## [Exercise materials]
━━━━━━━━
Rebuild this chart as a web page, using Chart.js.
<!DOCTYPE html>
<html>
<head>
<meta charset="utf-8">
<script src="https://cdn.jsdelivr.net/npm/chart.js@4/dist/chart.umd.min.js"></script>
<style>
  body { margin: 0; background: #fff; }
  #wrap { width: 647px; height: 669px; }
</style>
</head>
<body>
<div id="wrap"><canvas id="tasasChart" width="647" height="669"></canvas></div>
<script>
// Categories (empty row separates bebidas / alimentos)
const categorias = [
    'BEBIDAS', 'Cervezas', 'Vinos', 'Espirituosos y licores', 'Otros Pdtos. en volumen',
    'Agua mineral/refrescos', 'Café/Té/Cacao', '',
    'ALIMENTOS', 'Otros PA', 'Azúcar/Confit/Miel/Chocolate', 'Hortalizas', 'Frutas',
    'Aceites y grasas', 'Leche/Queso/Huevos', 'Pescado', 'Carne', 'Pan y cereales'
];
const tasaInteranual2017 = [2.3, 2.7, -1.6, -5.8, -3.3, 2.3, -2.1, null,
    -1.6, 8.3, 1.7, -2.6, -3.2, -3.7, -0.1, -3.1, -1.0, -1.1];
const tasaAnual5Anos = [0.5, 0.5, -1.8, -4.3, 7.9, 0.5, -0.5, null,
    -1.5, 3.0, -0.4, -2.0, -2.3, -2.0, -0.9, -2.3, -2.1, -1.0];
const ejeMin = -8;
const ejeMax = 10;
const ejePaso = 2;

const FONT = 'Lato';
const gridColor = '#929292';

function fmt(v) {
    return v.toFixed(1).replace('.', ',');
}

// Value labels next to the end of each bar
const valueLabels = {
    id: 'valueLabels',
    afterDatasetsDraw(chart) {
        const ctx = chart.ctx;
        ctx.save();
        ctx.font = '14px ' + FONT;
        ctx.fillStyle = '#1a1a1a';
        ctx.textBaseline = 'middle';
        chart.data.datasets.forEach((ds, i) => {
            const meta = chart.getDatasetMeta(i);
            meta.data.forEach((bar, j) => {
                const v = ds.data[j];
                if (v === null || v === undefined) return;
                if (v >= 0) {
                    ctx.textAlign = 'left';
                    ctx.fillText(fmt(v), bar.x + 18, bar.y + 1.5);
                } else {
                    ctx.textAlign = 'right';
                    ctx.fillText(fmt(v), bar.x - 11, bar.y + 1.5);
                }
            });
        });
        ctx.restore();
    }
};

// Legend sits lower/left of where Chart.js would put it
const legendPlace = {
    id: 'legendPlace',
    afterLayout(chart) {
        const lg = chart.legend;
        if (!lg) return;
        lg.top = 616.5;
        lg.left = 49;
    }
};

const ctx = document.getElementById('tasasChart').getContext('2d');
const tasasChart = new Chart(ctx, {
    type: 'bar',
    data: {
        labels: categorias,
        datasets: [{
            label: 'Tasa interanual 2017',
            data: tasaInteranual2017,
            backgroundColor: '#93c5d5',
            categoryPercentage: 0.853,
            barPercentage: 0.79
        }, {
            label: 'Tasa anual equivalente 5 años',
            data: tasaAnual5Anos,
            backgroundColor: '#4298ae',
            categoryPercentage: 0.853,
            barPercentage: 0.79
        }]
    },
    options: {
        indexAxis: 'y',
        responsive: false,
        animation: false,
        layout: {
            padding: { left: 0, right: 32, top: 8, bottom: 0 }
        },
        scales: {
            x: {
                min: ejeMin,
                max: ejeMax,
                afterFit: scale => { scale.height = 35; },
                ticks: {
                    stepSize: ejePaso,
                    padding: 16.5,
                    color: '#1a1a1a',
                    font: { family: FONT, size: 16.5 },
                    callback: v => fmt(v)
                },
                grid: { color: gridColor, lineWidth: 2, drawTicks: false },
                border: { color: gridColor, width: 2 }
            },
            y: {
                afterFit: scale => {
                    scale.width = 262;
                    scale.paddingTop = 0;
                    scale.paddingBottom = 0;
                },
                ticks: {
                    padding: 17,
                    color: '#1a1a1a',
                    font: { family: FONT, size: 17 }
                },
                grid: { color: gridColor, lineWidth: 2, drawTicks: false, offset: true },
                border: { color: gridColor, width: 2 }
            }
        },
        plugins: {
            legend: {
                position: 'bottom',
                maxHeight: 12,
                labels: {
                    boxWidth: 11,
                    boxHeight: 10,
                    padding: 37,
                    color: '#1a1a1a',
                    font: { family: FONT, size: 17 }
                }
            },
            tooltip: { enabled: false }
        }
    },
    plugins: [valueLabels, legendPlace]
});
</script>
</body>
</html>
━━━━━━━━
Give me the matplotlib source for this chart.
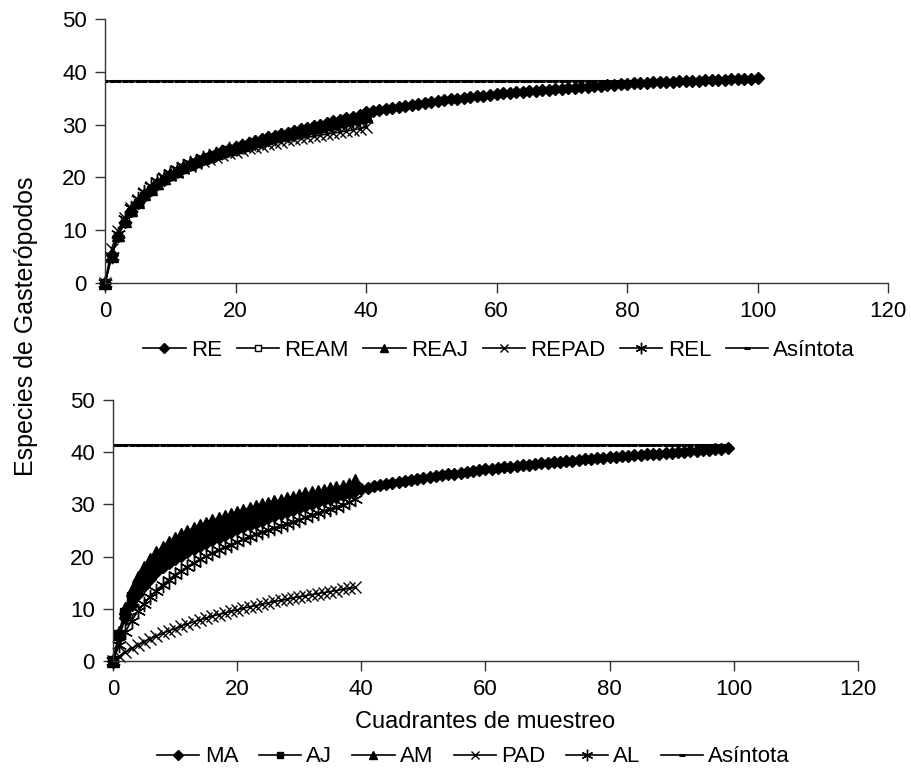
━━━━━━━━
## [Task description]
Locate and copy each line in the data above that includes the word "this".

## [Problem solution]
Rebuild this chart as a web page, using Chart.js.
Give me the matplotlib source for this chart.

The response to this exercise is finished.